How the locate command works (and let's write a faster version in one minute!)

Sometimes I want to find all the Alanis songs on my computer. There are (basically) two ways to do this.

find / -name '*Alanis*'
locate Alanis

I’ve known for a long time that locate is faster than find, and that it had some kind of database, and that you could update the database using updatedb.

But I always somehow thought of the locate database as this Complicated Thing. Until today I started looking at it! On my machine it’s /var/lib/mlocate/mlocate.db. You can probably find it with locate mlocate or strace -e open locate whatever. It’s about 15MB on my computer.

When I cat it, here’s what part of it looks like.

/bin^@^@bash^@^@bunzip2^@^@busybox^@^@bzcat^@^@bzcmp^@^@bzdiff^@^@bzegrep^@^@bzexe^@^@bzfgrep^@^@bzgrep^@^@bzip2^@^@bzip2recover^@^@bzless^@^@bzmore^@^@cat^@^@chacl^@^@chgrp^@^@chmod^@^@chown^@^@chvt
^@^@cp^@^@cpio^@^@dash^@^@date^@^@dbus-cleanup-sockets^@^@dbus-daemon^@^@dbus-uuidgen^@^@dd^@^@df^@^@dir^@^@dmesg^@^@dnsdomainname^@^@domainname^@^@dumpkeys^@^@echo^@^@ed
^@^@egrep^@^@false^@^@fgconsole^@^@fgrep^@^@findmnt^@^@fuser^@^@fusermount^@^@getfacl^@^@grep^@^@gunzip^@^@gzexe^@^@gzip^@^@hostname^@^@ip^@^@kbd_mode^@^@kill^@^@kmod^@^@
less^@^@lessecho^@^@lessfile^@^@lesskey^@^@lesspipe^@^@ln^@^@loadkeys^@^@login^@^@loginctl^@^@lowntfs-3g^@^@ls^@^@lsblk^@^@lsmod^@^@mkdir^@^@mknod^@^@mktemp

And here’s what’s in the /bin directory:

$ ls /bin | head
bash
bunzip2
busybox
bzcat
bzcmp
bzdiff
bzegrep
bzexe
bzfgrep
bzgrep

COINCIDENCE THAT ALL OF THESE WORDS ARE THE SAME? I THINK NOT!

It turns out that the locate database is basically just a huge recursive directory listing (ls -R /). (I think it’s actually more complicated than that; there’s a paper at the end). So a slightly less space-efficient version of this whole locate business would be to create a database with this Very Sophisticated Command:

sudo find / > database.txt

This gives us a file that looks like

/
/vmlinuz.old
/var
/var/mail
/var/spool
/var/spool/rsyslog
/var/spool/mail
/var/spool/cups
/var/spool/cups/tmp
/var/spool/cron

Then we can more or less reproduce locate’s functionality by just doing

grep Alanis database.txt

I got curious about the relative speed of find vs locate vs our makeshift locate using grep. I have an SSD, so a find across all files on my computer is pretty fast:

$ time find / -name blah
0.59user 0.67system 0:01.71elapsed 73%CPU

$ time locate blah
0.26user 0.00system 0:00.30elapsed 87%CPU

$ time grep blah database.txt
0.04user 0.02system 0:00.10elapsed 64%CPU

Whoa, our homegrown locate using grep is actually way faster! That is surprising to me. Our homegrown database takes about 3x as much space as locate’s database (45MB instead of 15MB), so that’s probably part of why.

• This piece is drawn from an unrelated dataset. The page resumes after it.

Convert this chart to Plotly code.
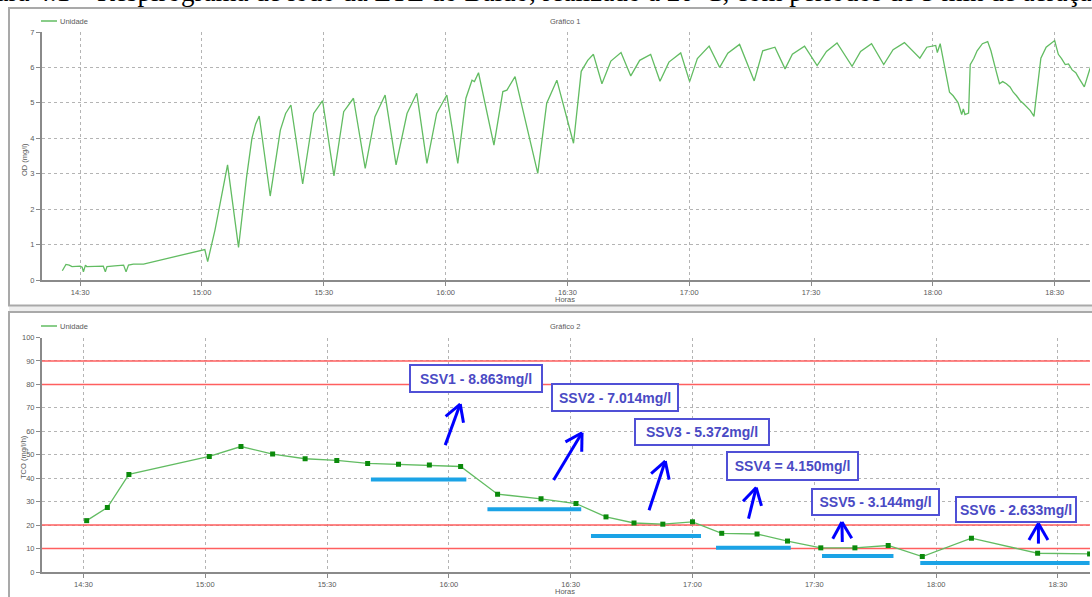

Anyway now you know how it works! This kind of makes me wonder if our database format which doesn’t use any clever compression tricks might actually be a better format if you’re not worried about the extra space it takes up. But I don’t really understand yet why locate is so much slower.

My current theory is that grep is better optimized than locate and that it can do smarter stuff. But if you know the real answer, or if you get different results on your computer, please tell me!

update: omg Mark Dominus tweeted at me within seconds and said he found exactly the same thing 10 years ago. Maybe this is really a thing! Or, more likely, there’s just stuff I don’t understand yet here. Either way I’d like to know!

further update: Patrick Collison pointed out this amazingly-titled (and short! 3 pages!) Finding Files Fast from 1983 which talks about locate’s design, and also claims that the source is pretty readable.

The 1983 paper specifically calls out “Why not simply build a list of static files and search with grep?”, and says that grepping a list of 20,000 files took 30 seconds (“unacceptable for an oft-used command”), and that their locate implementation gives them better performance. To compare, I have 700,000 files on my hard disk, and it takes about 0.05 seconds. It seems to me like the locate authors’ original issues are really not a problem anymore, 30 years later.

They’re also pretty worried about saving space in the locate database, which also isn’t really a concern anymore. This really makes me wonder what other standard unix programs make design assumptions that aren’t true in 2015.